The above embodiments are only exemplary embodiments of the present disclosure and are not intended to limit the present disclosure. Any modifications, equivalent substitutions, improvements, and others made within the spirit and principles of the present disclosure should be included within the scope of protection of the present disclosure.

Claims

1. An in-situ dewatering treatment method for lake sludge, comprising:

step S1, sludge excavation: excavating sludge from a lake and transporting the sludge to a detention pond;

step S2, in-situ detention: filtering the sludge in the detention pond to obtain filtered sludge;

step S3, dewatering: transporting the filtered sludge to a dewatering workshop and performing deep dewatering on the filtered sludge in the dewatering workshop to obtain mud blocks and wastewater; and transporting the wastewater to a wastewater treatment device for treatment; and

step S4, environmental protection treatment: using the mud blocks to build an island near a dredging platform in the lake.

2. The in-situ dewatering treatment method for lake sludge as claimed in claim 1, wherein in the step S1, the sludge is transported to the detention pond after being sucked by a pipeline or a dredging ship.

3. The in-situ dewatering treatment method for lake sludge as claimed in claim 1, wherein in the step S2, after filtering the sludge, one or more selected from the group consisting of dewatering agents and solidifying agents are added to the filtered sludge.

4. The in-situ dewatering treatment method for lake sludge as claimed in claim 1, wherein in the step S3, the wastewater is treated with mechanical flocculation sedimentation, ultra-magnetic separation, and coagulation sedimentation in the wastewater treatment device to obtain treated water, and then the treated water is discharged into the lake.

5. An in-situ dewatering treatment device for lake sludge, comprising: a detention pond (1) and a dewatering workshop (4); the dewatering workshop (4) comprises: a wastewater treatment device (9) and a sludge dewatering treatment device (7); an input end of the sludge dewatering treatment device (7) is connected to the detention pond (1), and an output end of the sludge dewatering treatment device (7) is connected to the wastewater treatment device (9).

6. The in-situ dewatering treatment device for lake sludge as claimed in claim 5, further comprising: a sludge transporting pipe (2); wherein the dewatering workshop (4) further comprises: intermediate pipes (10); the sludge dewatering treatment device (7) is present in plurality, and the plurality of sludge dewatering treatment devices (7) are connected to each other through the intermediate pipes (10); and the plurality of sludge dewatering treatment devices (7) are connected to the detention pond (1) through the sludge transporting pipe (2).

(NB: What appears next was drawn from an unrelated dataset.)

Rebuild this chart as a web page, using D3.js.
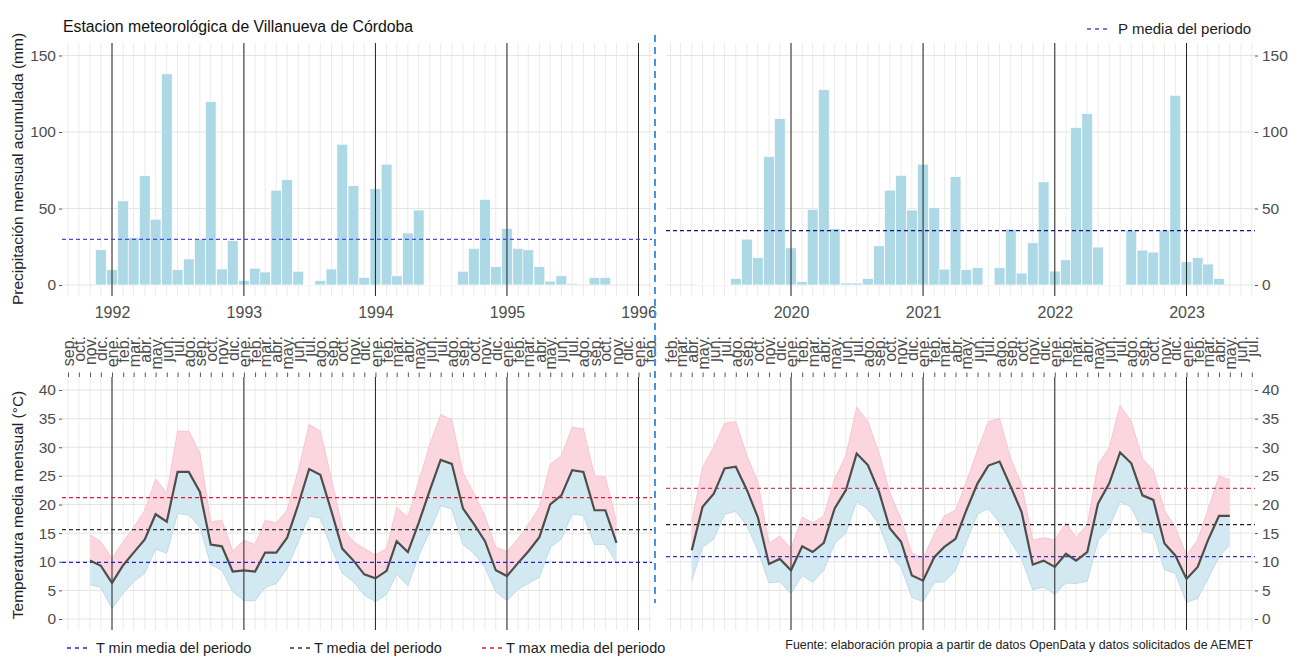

7. The in-situ dewatering treatment device for lake sludge as claimed in claim 5, wherein the dewatering workshop (4) further comprises: a wastewater collection pipe (8) and a dewatering outlet pipe (5); the sludge dewatering treatment device (7) is connected to the wastewater treatment device (9) through the wastewater collection pipe (8); and the dewatering outlet pipe (5) is disposed on the wastewater treatment device (9).

8. The in-situ dewatering treatment device for lake sludge as claimed in claim 5, wherein the dewatering workshop (4) further comprises: a workshop sludge inlet (6) located in a center of the sludge dewatering treatment device (7).

9. The in-situ dewatering treatment device for lake sludge as claimed in claim 5, further comprising: support piles (3); wherein the dewatering workshop (4) is installed on the lake through the support piles (3).